How I Met Your Father

For Tambrey Ringer Kinley

I never told you about my good friend, Danny "Boone" Patton.

Our parents were friends; hangin' out, card playin' buddies.

Boone was the same age as my sister Brenda and from a young age, after he got his first guitar, it was quite apparent that this boy could play.

And so he would play and I (not yet being the guitar prodigy that I am now) would sing. In fact if it was on the radio, we could probably perform it.

Anyway, years passed and we got to be plumb-growed boys in our twenties with families of our own when we began to get together again and play (I had a guitar by this time and could second  my friend).

Sometimes we gathered together with family. but lots of times it would just be us two.
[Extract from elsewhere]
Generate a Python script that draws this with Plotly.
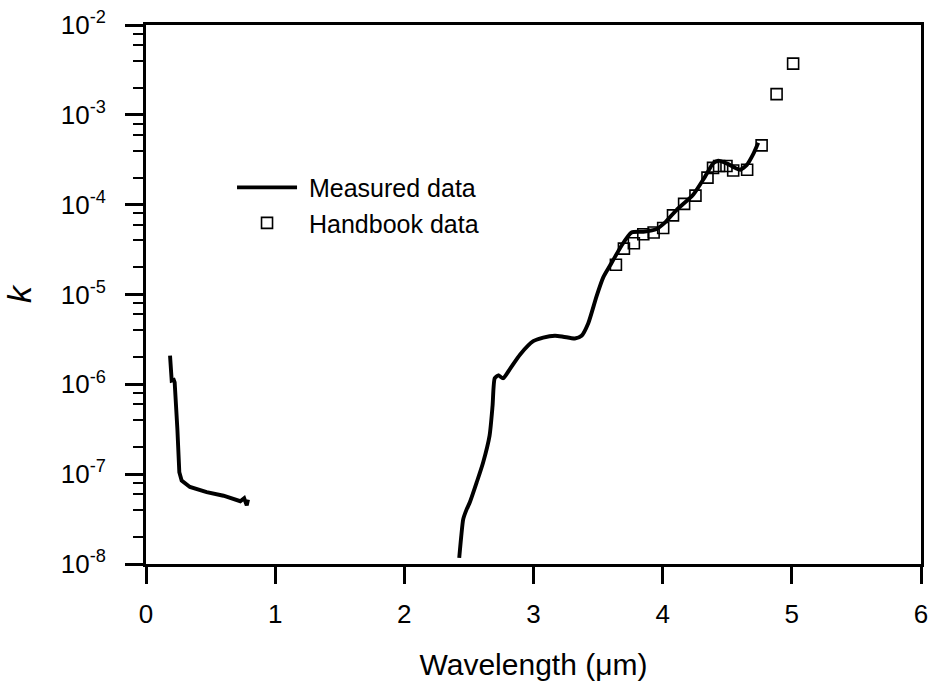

We would pop by one another's house with a "Have you heard this one?" or a "This is a cool song."

And so we were sitting in my bedroom one afternoon playing an Eagles song, "Peaceful Easy Feelin'" maybe or one of those.

And my sister Deb appears in the doorway with a strange fella in tow. She introduces him and leaves him with us while she wanders off to hang with my wife and kids.

Paul, his name was, sat on the bed with us and asked if we minded his singing along with the Eagles tune, we had been playing.

Sure, we said, not having heard this guy sing or even knowing if he could sing.

We commenced and when he opened his mouth to sing, we nearly fell off our guitars. Paul could sing.

Anyhow we now had us a lead singer so to speak, and when Deb and Boone and I would blend our voices with his, the harmonies were amazing.

And I'm not bragging, you can ask anybody who ever heard us.

Matter of fact, even if nobody had ever heard us play, it was just a blast to play together.

Boone was already an honorary Tolar. He was "make you laugh your drink through your nose" funny.

Paul was adopted immediately and we built quite a repertoire of songs, though we never performed publicly per se, just with friends, and at family gatherings.

And I think each of us felt it, the joy of making music together, the sheer fun and silliness of it.

Fine times. After I moved away, the times weren't nearly so frequent but no matter the length of time gone by, there was never a time when we got back together and it was as though we had stepped out of the room ("a pause for the cause," you might say)for a moment and simply returned to pick up our guitars to play some more. 

The last time I went to visit Paul, we played. Or I played, on his Charvel acoustic-electric with the cherry sunburst finish, and he sang, every one of the old songs we could remember, our voices still blending in as sweet  a sound as always.

Not a lot of precise detail in the Bible about heaven. But I can't help thinking, God having given us the gift of music, that along with the new songs we are promised there will be time enough throughout eternity to break out the guitars and sing some of the old ones as well.